Al momento di iniziare la controversia le parti dovrebbero dichiarare se chiedono: a) una risoluzione finale della controversia (sempre non vincolante); b) oppure una decisione che indichi anche il percorso di eventuale rinegoziazione. Nel primo caso la domanda sarebbe di arbitrato puro, nel secondo di arbitrato + ADR. L’Organismo, in via preliminare, avrebbe una funzione di scrematura, eliminando tutte quelle situazioni in cui c’è abuso negoziale e mala fede di una parte oppure eliminando situazioni estranee a COVID-19. La decisione non avrebbe valore vincolante e potrebbe chiudere la controversia solo se adempiuta da entrambe le parti, altrimenti avrebbe funzione di giudizio prognostico (modello ABF e ACF). L’Organismo potrebbe anche valutare la presentazione di un piano di rinegoziazione che, se equo, potrebbe essere approvato. Questa via sarebbe utile, ad esempio, per PMI, credito al consumo ecc. (Modello OCRI).

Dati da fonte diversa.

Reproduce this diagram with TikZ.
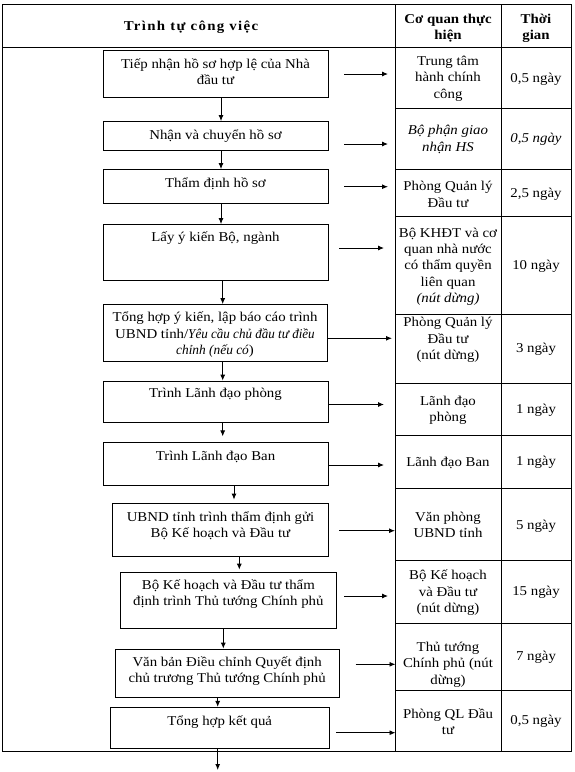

Si può anche valutare l’opportunità che il procedimento possa essere in parte o in tutto online, basato su format predisposti in anticipo dal Collegio, in modo da guidare le parti verso sbocchi il più possibile standardizzati (es. risoluzione; risoluzione + danni; decisione interlocutoria + percorso negoziale).

Nella prospettiva di favorire un coordinamento tra gli attori delle varie filiere produttive, funzionale alla conservazione della loro capacità di creazione di valore nel breve e nel medio periodo, l’attività sopra descritta dovrebbe poi potersi giovare di meccanismi di Governance diretti a coordinare l’attività dell’organismo avendo riguardo a fattispecie oggettivamente correlate tra loro (ad esempio per appartenenza a un medesimo distretto o in ragione del ciclo produttivo). In questa prospettiva si potrebbe considerare, ad esempio, l’opportunità di prevedere tecniche di gestione delle singole procedure di arbitrato/ADR ispirate a tali esigenze di coordinamento e/o delineare criteri e procedimenti di nomina dei membri degli organi tali da realizzare l’adeguato coinvolgimento dei portatori di interessi rilevanti.

Con riferimento agli incentivi, se le parti rinegoziano con successo il contratto, coadiuvate dall’organismo, si potrebbe assicurare l’intervento di un Fondo pubblico per indennizzare in parte il costo dell’operazione (ad esempio, in termini di percentuale di mancato guadagno e/o copertura delle spese di procedimento). Questo incentivo renderebbe possibile trovare un nuovo equilibrio per le parti con intervento diretto dello Stato nell’economia, che a certe condizioni non è configurabile come aiuto di stato (modello FIR). Ulteriore premialità potrebbe essere quella di attribuire un punteggio alle imprese che rinegoziano utilmente l’accordo, secondo il meccanismo del RATING di legalità, che intende premiare comportamenti virtuosi dell’impresa.

Infine, al sistema di risoluzione così delineato, potrebbe affiancarsi un ulteriore meccanismo di promozione e controllo di eventuali accordi tra associazioni di categoria (nel caso anche composto dallo stesso organismo) che potrebbe avere una funzione di “certificazione” dell’equità dell’accordo raggiunto.